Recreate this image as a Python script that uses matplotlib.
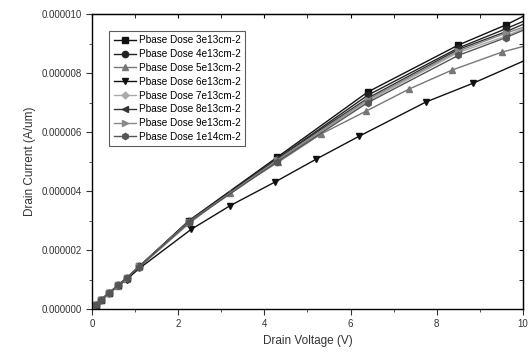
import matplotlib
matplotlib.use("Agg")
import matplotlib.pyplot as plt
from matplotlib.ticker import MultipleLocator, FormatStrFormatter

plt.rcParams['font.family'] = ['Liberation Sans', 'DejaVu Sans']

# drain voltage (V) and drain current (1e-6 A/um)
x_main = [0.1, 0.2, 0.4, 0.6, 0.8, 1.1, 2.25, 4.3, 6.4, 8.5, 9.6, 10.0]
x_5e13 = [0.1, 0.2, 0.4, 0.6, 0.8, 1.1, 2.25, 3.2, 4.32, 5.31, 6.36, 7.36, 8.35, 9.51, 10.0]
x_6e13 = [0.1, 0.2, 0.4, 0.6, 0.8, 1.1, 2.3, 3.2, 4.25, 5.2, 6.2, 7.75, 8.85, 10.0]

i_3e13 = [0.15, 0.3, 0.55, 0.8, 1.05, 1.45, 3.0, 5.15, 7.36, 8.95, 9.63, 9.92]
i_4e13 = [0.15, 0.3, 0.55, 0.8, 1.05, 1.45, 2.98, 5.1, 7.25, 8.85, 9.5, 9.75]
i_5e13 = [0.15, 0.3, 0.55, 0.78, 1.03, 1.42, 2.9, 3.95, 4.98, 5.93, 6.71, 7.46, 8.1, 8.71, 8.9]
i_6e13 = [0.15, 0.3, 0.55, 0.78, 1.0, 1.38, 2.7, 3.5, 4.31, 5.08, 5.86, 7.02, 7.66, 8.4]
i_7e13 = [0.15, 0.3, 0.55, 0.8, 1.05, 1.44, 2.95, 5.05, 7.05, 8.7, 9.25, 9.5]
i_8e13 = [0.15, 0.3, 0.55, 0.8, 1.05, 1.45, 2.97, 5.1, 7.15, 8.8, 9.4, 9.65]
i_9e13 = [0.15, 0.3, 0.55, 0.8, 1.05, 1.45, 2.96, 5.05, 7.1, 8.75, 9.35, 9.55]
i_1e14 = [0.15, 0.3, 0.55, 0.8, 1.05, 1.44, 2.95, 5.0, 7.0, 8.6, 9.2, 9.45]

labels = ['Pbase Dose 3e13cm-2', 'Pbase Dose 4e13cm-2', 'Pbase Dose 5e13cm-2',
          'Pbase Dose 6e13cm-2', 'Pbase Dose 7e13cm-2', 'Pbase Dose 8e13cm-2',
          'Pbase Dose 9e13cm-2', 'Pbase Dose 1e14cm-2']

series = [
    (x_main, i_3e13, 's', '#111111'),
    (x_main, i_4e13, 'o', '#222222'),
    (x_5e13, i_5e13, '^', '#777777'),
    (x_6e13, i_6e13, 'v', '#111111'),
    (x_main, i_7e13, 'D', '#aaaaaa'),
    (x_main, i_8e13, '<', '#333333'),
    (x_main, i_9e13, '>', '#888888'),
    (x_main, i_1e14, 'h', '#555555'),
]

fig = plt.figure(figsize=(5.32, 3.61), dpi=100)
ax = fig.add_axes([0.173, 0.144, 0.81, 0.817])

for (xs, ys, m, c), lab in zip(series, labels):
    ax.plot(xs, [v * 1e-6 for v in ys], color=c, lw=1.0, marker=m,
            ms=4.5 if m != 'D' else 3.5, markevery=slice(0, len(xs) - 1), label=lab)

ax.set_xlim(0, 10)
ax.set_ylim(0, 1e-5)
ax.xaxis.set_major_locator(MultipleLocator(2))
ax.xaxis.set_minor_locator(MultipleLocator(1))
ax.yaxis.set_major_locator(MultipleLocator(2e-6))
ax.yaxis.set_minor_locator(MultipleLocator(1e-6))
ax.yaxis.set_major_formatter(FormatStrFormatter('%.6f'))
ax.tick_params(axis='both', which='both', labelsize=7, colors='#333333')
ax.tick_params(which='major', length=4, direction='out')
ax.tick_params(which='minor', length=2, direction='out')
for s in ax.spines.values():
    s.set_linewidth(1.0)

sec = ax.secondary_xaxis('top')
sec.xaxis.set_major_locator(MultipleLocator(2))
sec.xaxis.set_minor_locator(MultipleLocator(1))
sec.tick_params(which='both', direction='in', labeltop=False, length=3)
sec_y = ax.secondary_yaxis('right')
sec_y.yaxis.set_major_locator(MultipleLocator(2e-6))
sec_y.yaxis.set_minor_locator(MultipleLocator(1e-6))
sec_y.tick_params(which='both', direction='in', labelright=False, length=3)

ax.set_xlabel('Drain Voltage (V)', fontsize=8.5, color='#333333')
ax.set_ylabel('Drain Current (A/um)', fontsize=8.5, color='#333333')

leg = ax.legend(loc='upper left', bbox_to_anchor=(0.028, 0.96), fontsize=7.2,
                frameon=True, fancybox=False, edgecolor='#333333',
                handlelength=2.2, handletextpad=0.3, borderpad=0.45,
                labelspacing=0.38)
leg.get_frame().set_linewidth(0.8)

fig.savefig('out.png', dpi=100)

__________________________________________________

> **Objective**
Repeat the material exactly as it reads, without any of its pictures.

> **Output of the task**
Recreate this image as a Python script that uses matplotlib.
import matplotlib
matplotlib.use("Agg")
import matplotlib.pyplot as plt
from matplotlib.ticker import MultipleLocator, FormatStrFormatter

plt.rcParams['font.family'] = ['Liberation Sans', 'DejaVu Sans']

# drain voltage (V) and drain current (1e-6 A/um)
x_main = [0.1, 0.2, 0.4, 0.6, 0.8, 1.1, 2.25, 4.3, 6.4, 8.5, 9.6, 10.0]
x_5e13 = [0.1, 0.2, 0.4, 0.6, 0.8, 1.1, 2.25, 3.2, 4.32, 5.31, 6.36, 7.36, 8.35, 9.51, 10.0]
x_6e13 = [0.1, 0.2, 0.4, 0.6, 0.8, 1.1, 2.3, 3.2, 4.25, 5.2, 6.2, 7.75, 8.85, 10.0]

i_3e13 = [0.15, 0.3, 0.55, 0.8, 1.05, 1.45, 3.0, 5.15, 7.36, 8.95, 9.63, 9.92]
i_4e13 = [0.15, 0.3, 0.55, 0.8, 1.05, 1.45, 2.98, 5.1, 7.25, 8.85, 9.5, 9.75]
i_5e13 = [0.15, 0.3, 0.55, 0.78, 1.03, 1.42, 2.9, 3.95, 4.98, 5.93, 6.71, 7.46, 8.1, 8.71, 8.9]
i_6e13 = [0.15, 0.3, 0.55, 0.78, 1.0, 1.38, 2.7, 3.5, 4.31, 5.08, 5.86, 7.02, 7.66, 8.4]
i_7e13 = [0.15, 0.3, 0.55, 0.8, 1.05, 1.44, 2.95, 5.05, 7.05, 8.7, 9.25, 9.5]
i_8e13 = [0.15, 0.3, 0.55, 0.8, 1.05, 1.45, 2.97, 5.1, 7.15, 8.8, 9.4, 9.65]
i_9e13 = [0.15, 0.3, 0.55, 0.8, 1.05, 1.45, 2.96, 5.05, 7.1, 8.75, 9.35, 9.55]
i_1e14 = [0.15, 0.3, 0.55, 0.8, 1.05, 1.44, 2.95, 5.0, 7.0, 8.6, 9.2, 9.45]

labels = ['Pbase Dose 3e13cm-2', 'Pbase Dose 4e13cm-2', 'Pbase Dose 5e13cm-2',
          'Pbase Dose 6e13cm-2', 'Pbase Dose 7e13cm-2', 'Pbase Dose 8e13cm-2',
          'Pbase Dose 9e13cm-2', 'Pbase Dose 1e14cm-2']

series = [
    (x_main, i_3e13, 's', '#111111'),
    (x_main, i_4e13, 'o', '#222222'),
    (x_5e13, i_5e13, '^', '#777777'),
    (x_6e13, i_6e13, 'v', '#111111'),
    (x_main, i_7e13, 'D', '#aaaaaa'),
    (x_main, i_8e13, '<', '#333333'),
    (x_main, i_9e13, '>', '#888888'),
    (x_main, i_1e14, 'h', '#555555'),
]

fig = plt.figure(figsize=(5.32, 3.61), dpi=100)
ax = fig.add_axes([0.173, 0.144, 0.81, 0.817])

for (xs, ys, m, c), lab in zip(series, labels):
    ax.plot(xs, [v * 1e-6 for v in ys], color=c, lw=1.0, marker=m,
            ms=4.5 if m != 'D' else 3.5, markevery=slice(0, len(xs) - 1), label=lab)

ax.set_xlim(0, 10)
ax.set_ylim(0, 1e-5)
ax.xaxis.set_major_locator(MultipleLocator(2))
ax.xaxis.set_minor_locator(MultipleLocator(1))
ax.yaxis.set_major_locator(MultipleLocator(2e-6))
ax.yaxis.set_minor_locator(MultipleLocator(1e-6))
ax.yaxis.set_major_formatter(FormatStrFormatter('%.6f'))
ax.tick_params(axis='both', which='both', labelsize=7, colors='#333333')
ax.tick_params(which='major', length=4, direction='out')
ax.tick_params(which='minor', length=2, direction='out')
for s in ax.spines.values():
    s.set_linewidth(1.0)

sec = ax.secondary_xaxis('top')
sec.xaxis.set_major_locator(MultipleLocator(2))
sec.xaxis.set_minor_locator(MultipleLocator(1))
sec.tick_params(which='both', direction='in', labeltop=False, length=3)
sec_y = ax.secondary_yaxis('right')
sec_y.yaxis.set_major_locator(MultipleLocator(2e-6))
sec_y.yaxis.set_minor_locator(MultipleLocator(1e-6))
sec_y.tick_params(which='both', direction='in', labelright=False, length=3)

ax.set_xlabel('Drain Voltage (V)', fontsize=8.5, color='#333333')
ax.set_ylabel('Drain Current (A/um)', fontsize=8.5, color='#333333')

leg = ax.legend(loc='upper left', bbox_to_anchor=(0.028, 0.96), fontsize=7.2,
                frameon=True, fancybox=False, edgecolor='#333333',
                handlelength=2.2, handletextpad=0.3, borderpad=0.45,
                labelspacing=0.38)
leg.get_frame().set_linewidth(0.8)

fig.savefig('out.png', dpi=100)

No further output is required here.